L’ordonnance de clôture de la procédure est intervenue en date du 24 octobre 2023, renvoyant l’affaire en plaidoirie à l’audience en formation collégiale du 7 mars 2024.

A l’issue de cette audience, les parties ont été avisées de la mise en délibéré par mise à disposition au greffe de la décision au 16 mai 2024, prorogé jusqu'au 9 août 2024.

MOTIFS DE LA DECISION

Observation à titre liminaire

A titre liminaire, Il sera rappelé qu'il sera fait application des dispositions de l'article 768 du Code de procédure civile pour considérer demandes formulées, celui-ci prévoyant en son alinéa 2 que “Les conclusions comprennent distinctement un exposé des faits et de la procédure, une discussion des prétentions et des moyens ainsi qu'un dispositif récapitulant les prétentions. Les moyens qui n'auraient pas été formulés dans les conclusions précédentes doivent être présentés de manière formellement distincte. Le tribunal ne statue que sur les prétentions énoncées au dispositif et n'examine les moyens au soutien de ces prétentions que s'ils sont invoqués dans la discussion.”.

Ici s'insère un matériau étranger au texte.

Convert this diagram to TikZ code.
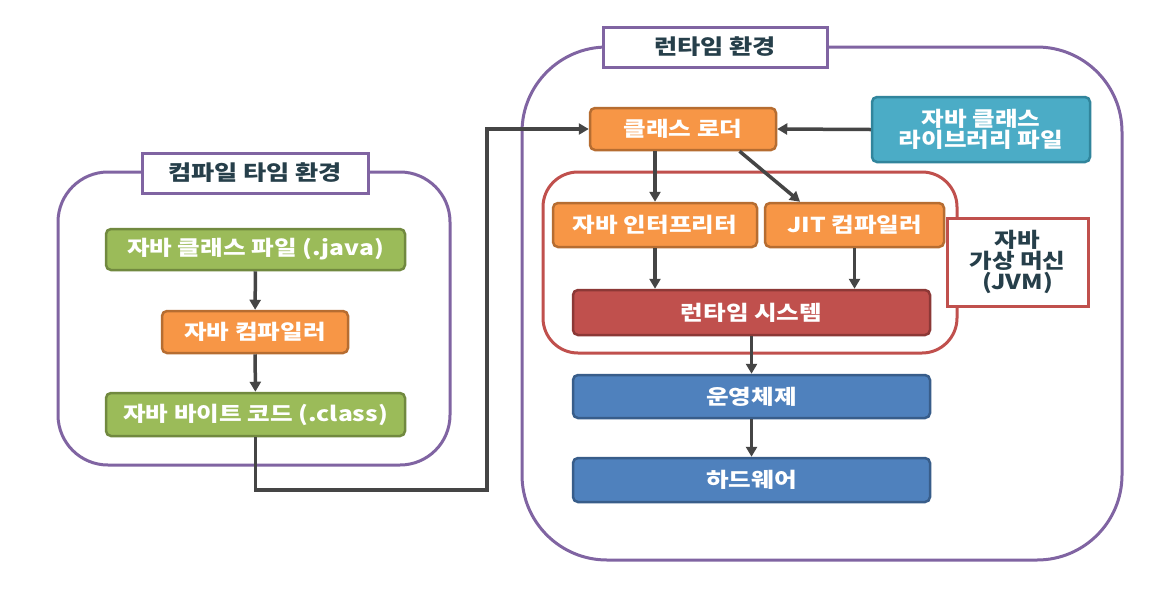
\documentclass[tikz,border=0pt]{standalone}
\usepackage{fontspec}
\newfontfamily\kr{Noto Sans CJK KR}[FakeStretch=1.2]
\usetikzlibrary{arrows.meta,calc}
\definecolor{gfill}{HTML}{9BBB59}\definecolor{gline}{HTML}{71893F}
\definecolor{ofill}{HTML}{F79646}\definecolor{oline}{HTML}{B66D31}
\definecolor{rfill}{HTML}{C0504D}\definecolor{rline}{HTML}{8C3836}
\definecolor{bfill}{HTML}{4F81BD}\definecolor{bline}{HTML}{385D8A}
\definecolor{tfill}{HTML}{4BACC6}\definecolor{tline}{HTML}{31859C}
\definecolor{purp}{HTML}{8064A2}
\definecolor{ttext}{HTML}{263F4A}
\definecolor{arrc}{HTML}{454545}
\tikzset{
  box/.style={draw, line width=2.5pt, rounded corners=5pt, text=white, font=\kr\bfseries\fontsize{20.5}{24}\selectfont, align=center, inner sep=0pt},
  gbox/.style={box, fill=gfill, draw=gline},
  obox/.style={box, fill=ofill, draw=oline},
  rbox/.style={box, fill=rfill, draw=rline},
  bbox/.style={box, fill=bfill, draw=bline},
  tbox/.style={box, fill=tfill, draw=tline},
  titlebox/.style={draw=purp, fill=white, line width=3pt, text=ttext, font=\kr\bfseries\fontsize{21}{25}\selectfont, inner sep=0pt},
  jvmbox/.style={draw=rfill, fill=white, line width=3pt, text=ttext, font=\kr\bfseries\fontsize{20.5}{24}\selectfont, align=center, inner sep=0pt},
  arr/.style={draw=arrc, line width=3.5pt, -{Triangle[length=10pt,width=11pt]}},
  cont/.style={draw=purp, line width=3pt},
}
\begin{document}
\begin{tikzpicture}[x=1pt,y=-1pt]
\useasboundingbox[fill=white] (0,0) rectangle (1151,606);
% containers
\draw[cont, rounded corners=50pt] (58,172) rectangle (450,465);
\draw[cont, rounded corners=85pt] (522,47) rectangle (1122,560);
\draw[draw=rfill, line width=3pt, rounded corners=35pt] (543,172) rectangle (957,353);
% titles
\node[titlebox, minimum width=226pt, minimum height=40pt] (ctitle) at (255,173) {컴파일 타임 환경};
\node[titlebox, minimum width=224pt, minimum height=40pt] (rtitle) at (715,47) {런타임 환경};
% compile-time boxes
\node[gbox, minimum width=299pt, minimum height=41pt] (javaf) at (255.5,249.5) {자바 클래스 파일 (.java)};
\node[obox, minimum width=186pt, minimum height=42pt] (jcomp) at (255,332) {자바 컴파일러};
\node[gbox, minimum width=299pt, minimum height=43pt] (bytec) at (255.5,414.5) {자바 바이트 코드 (.class)};
% runtime boxes
\node[obox, minimum width=186pt, minimum height=42pt] (cl) at (683,129) {클래스 로더};
\node[tbox, minimum width=218pt, minimum height=65pt] (lib) at (981,129.5) {자바 클래스\\[-3pt]라이브러리 파일};
\node[obox, minimum width=204pt, minimum height=44pt] (interp) at (655,225) {자바 인터프리터};
\node[obox, minimum width=179pt, minimum height=44pt] (jit) at (854.5,225) {JIT 컴파일러};
\node[rbox, minimum width=357pt, minimum height=45pt] (rts) at (751.5,312.5) {런타임 시스템};
\node[bbox, minimum width=357pt, minimum height=43pt] (os) at (751.5,396.5) {운영체제};
\node[bbox, minimum width=357pt, minimum height=44pt] (hw) at (751.5,480) {하드웨어};
\node[jvmbox, minimum width=141pt, minimum height=88pt] (jvm) at (1017.5,262) {자바\\[-3pt]가상 머신\\[-3pt](JVM)};
% connectors
\draw[arr] (javaf) -- (jcomp);
\draw[arr] (jcomp) -- (bytec);
\coordinate (t1) at (487,490);
\draw[arr] (bytec.south) |- (t1) |- (cl.west);
\draw[arr] (lib.west) -- (cl.east);
\draw[arr] (cl.south -| interp.north) -- (interp.north);
\draw[arr] ($(cl.south west)!0.8!(cl.south east)$) -- ($(jit.north west)!0.2!(jit.north east)$);
\draw[arr] (interp.south) -- (interp.south |- rts.north);
\draw[arr] (jit.south) -- (jit.south |- rts.north);
\draw[arr] (rts) -- (os);
\draw[arr] (os) -- (hw);
\end{tikzpicture}
\end{document}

A cet égard, il sera répondu exclusivement aux demandes formulées dans le dispositif des conclusions des parties, demandes relevant de l'office juridictionnel du Juge au sens de la loi, soient les demandes déterminées, actuelles et certaines.

Dans ces conditions, il ne sera pas statué sur les demandes suivantes (demandes indéterminées, non chiffrées) :

-demandes formulées par madame [D] [Y] :
Sur les dons manuels :
PROCEDER au compte entre les parties afin de rétablir l'équilibre entre les héritiers sur les dons manuels dont ils ont bénéficié ;
Sur le bien dépendant de la succession sis à [Localité 23]
JUGER que le grenier 2 doit être intégré dans l'évaluation du bien sis à [Adresse 24],
JUGER que l'indemnité d'occupation due par [J] [Y] est due depuis 1976,
CONDAMNER Monsieur [J] [Y] à payer à l'indivision une indemnité d'occupation calculée sur ladite valeur locative depuis 1976,
Sur les évaluations de l'ensemble des améliorations et dépenses nécessaires faites par les donataires pour la conservation des biens
JUGER que seules les dépenses d'amélioration doivent être déduites de la valeur du bien de [Localité 23],

-demandes formulées par monsieur [L] [Y] :
- Sur la valeur des actifs
Répartir les donations en partage égal entre les trois héritiers
DIRE ET JUGER que les travaux d’entretien et d’amélioration avant donation ne sont ni prouvées ni rapportées
DIRE ET JUGER que les travaux d’entretien et d’amélioration après donation relèvent de l’usure normale résultant de l’occupation du lieu incombant à Monsieur [J] [Y]
DIRE ET JUGER que Monsieur [J] [Y] est redevable au profit de la succession d’une indemnité d’occupation à compter de la jouissance de l’immeuble occupé sis à [Localité 23]
A Défaut, dire et juger que cette occupation constitue une donation qui doit être rapportée à la succession.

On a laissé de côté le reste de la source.